Take the listing from its first line through the line that contains "75, 55, 30, 12, 0]" and please retype those lines exactly, leaving out the pictures.
───── SOURCE EXCERPT
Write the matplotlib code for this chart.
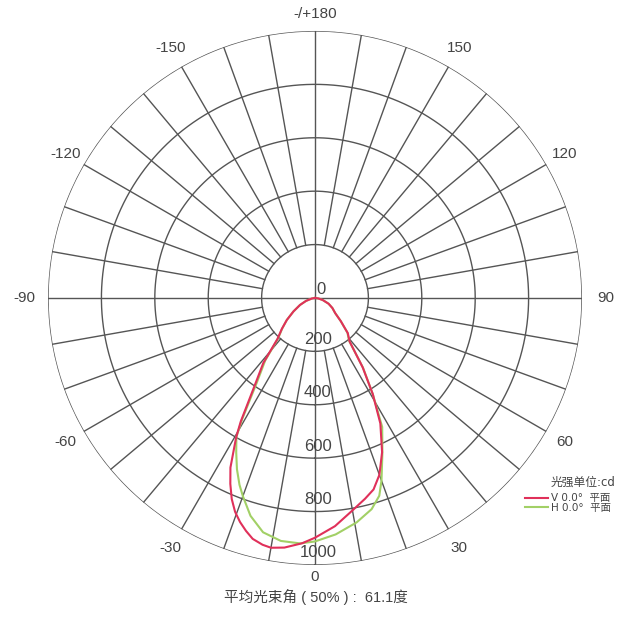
import numpy as np
import matplotlib
matplotlib.use("Agg")
import matplotlib.pyplot as plt

plt.rcParams["font.family"] = ["Liberation Sans", "Noto Sans CJK SC", "DejaVu Sans"]

# angles in degrees (0 = straight down, positive to the right), intensity in cd
v_angles = [-90, -80, -72, -65, -58, -52, -47, -42.5, -38.5, -34.5, -31, -29.5,
            -26.5, -24.5, -22.5, -20.5, -18.5, -16.5, -14.5, -12, -10, -7, -3,
            0, 5, 10, 14, 17, 20, 23.5, 27.5, 31, 34.5, 38.5, 43, 48, 53, 60,
            67, 75, 82, 90]
v_values = [0, 12, 35, 62, 95, 134, 170, 208, 311, 400, 540, 600,
            710, 765, 815, 855, 885, 910, 932, 945, 950, 942, 920,
            898, 858, 808, 775, 750, 705, 630, 530, 420, 315, 208, 180, 130, 95, 75,
            55, 30, 12, 0]

h_angles = [-90, -80, -72, -65, -58, -52, -47, -42.5, -38.5, -34.5, -31, -29.5,
            -27, -24.5, -22, -20, -16.5, -12.5, -8, -3.5, 0, 5, 10.5, 15, 18,
            20, 23.5, 27.5, 31, 34.5, 38.5, 43, 48, 53, 60, 67, 75, 82, 90]
h_values = [0, 12, 35, 62, 95, 134, 168, 204, 300, 385, 530, 598,
            650, 705, 755, 790, 851, 899, 919, 921, 912, 889, 855, 819, 779,
            728, 633, 545, 420, 318, 205, 178, 130, 95, 75, 55, 30, 12, 0]

ring_values = [200, 400, 600, 800, 1000]
angle_ticks = [0, 30, 60, 90, 120, 150, 180, -150, -120, -90, -60, -30]
angle_labels = ["0", "30", "60", "90", "120", "150", "-/+180",
                "-150", "-120", "-90", "-60", "-30"]

grid_color = "#555555"
text_color = "#444444"
red = "#e0305a"
green = "#a2d066"
legend_font = ["DejaVu Sans", "Noto Sans CJK SC"]

fig = plt.figure(figsize=(6.36, 6.19), dpi=100)
ax = fig.add_axes([0.0755, 0.0873, 0.8396, 0.8627], projection="polar")
ax.set_theta_zero_location("S")
ax.set_theta_direction(1)
ax.set_ylim(0, 1000)
ax.grid(False)
ax.set_xticks([])
ax.set_yticks([])
ax.spines["polar"].set_visible(False)

# rings
full = np.linspace(0, 2 * np.pi, 400)
for rv in ring_values:
    ax.plot(full, np.full_like(full, rv), color=grid_color, lw=1.0, zorder=1)

# spokes every 10 degrees, the main axes run through the centre
for deg in range(0, 360, 10):
    t = np.deg2rad(deg)
    r0 = 0 if deg % 90 == 0 else 200
    ax.plot([t, t], [r0, 1000], color=grid_color, lw=1.0, zorder=1)

# curves
ax.plot(np.deg2rad(h_angles), h_values, color=green, lw=1.5, zorder=3)
ax.plot(np.deg2rad(v_angles), v_values, color=red, lw=1.5, zorder=4)

# angle labels
for deg, lab in zip(angle_ticks, angle_labels):
    r = 1080
    if deg == 0:
        r = 1045
    elif deg == 180:
        r = 1062
    elif deg in (90, -90):
        r = 1090
    ax.text(np.deg2rad(deg), r, lab, ha="center", va="center",
            fontsize=11, color=text_color)

# radial value labels along the 0 axis
ax.annotate("0", xy=(0, 0), xytext=(4, 6), textcoords="offset points",
            ha="center", va="center", fontsize=12, color=text_color)
for rv in ring_values:
    ax.annotate(str(rv), xy=(0, rv - 45), xytext=(2, 0),
                textcoords="offset points", ha="center", va="center",
                fontsize=12, color=text_color)

# beam angle note
fig.text(0.497, 0.036, "平均光束角 ( 50% ) :  61.1度", ha="center", va="center",
         fontsize=10.5, color=text_color)

# legend block
fig.text(0.866, 0.221, "光强单位:cd", ha="left", va="center",
         fontsize=8.5, color=text_color, family=legend_font)
fig.lines.append(plt.Line2D([0.8255, 0.8616], [0.1955, 0.1955], color=red,
                            lw=1.5, transform=fig.transFigure))
fig.lines.append(plt.Line2D([0.8255, 0.8616], [0.1814, 0.1814], color=green,
                            lw=1.5, transform=fig.transFigure))
fig.text(0.866, 0.1948, "V 0.0°  平面", ha="left", va="center",
         fontsize=7.5, color=text_color, family=legend_font)
fig.text(0.866, 0.1800, "H 0.0°  平面", ha="left", va="center",
         fontsize=7.5, color=text_color, family=legend_font)

fig.savefig("out.png", dpi=100, facecolor="white")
──────────
- SOLUTION:
Write the matplotlib code for this chart.
import numpy as np
import matplotlib
matplotlib.use("Agg")
import matplotlib.pyplot as plt

plt.rcParams["font.family"] = ["Liberation Sans", "Noto Sans CJK SC", "DejaVu Sans"]

# angles in degrees (0 = straight down, positive to the right), intensity in cd
v_angles = [-90, -80, -72, -65, -58, -52, -47, -42.5, -38.5, -34.5, -31, -29.5,
            -26.5, -24.5, -22.5, -20.5, -18.5, -16.5, -14.5, -12, -10, -7, -3,
            0, 5, 10, 14, 17, 20, 23.5, 27.5, 31, 34.5, 38.5, 43, 48, 53, 60,
            67, 75, 82, 90]
v_values = [0, 12, 35, 62, 95, 134, 170, 208, 311, 400, 540, 600,
            710, 765, 815, 855, 885, 910, 932, 945, 950, 942, 920,
            898, 858, 808, 775, 750, 705, 630, 530, 420, 315, 208, 180, 130, 95, 75,
            55, 30, 12, 0]

h_angles = [-90, -80, -72, -65, -58, -52, -47, -42.5, -38.5, -34.5, -31, -29.5,
            -27, -24.5, -22, -20, -16.5, -12.5, -8, -3.5, 0, 5, 10.5, 15, 18,
            20, 23.5, 27.5, 31, 34.5, 38.5, 43, 48, 53, 60, 67, 75, 82, 90]
h_values = [0, 12, 35, 62, 95, 134, 168, 204, 300, 385, 530, 598,
            650, 705, 755, 790, 851, 899, 919, 921, 912, 889, 855, 819, 779,
            728, 633, 545, 420, 318, 205, 178, 130, 95, 75, 55, 30, 12, 0]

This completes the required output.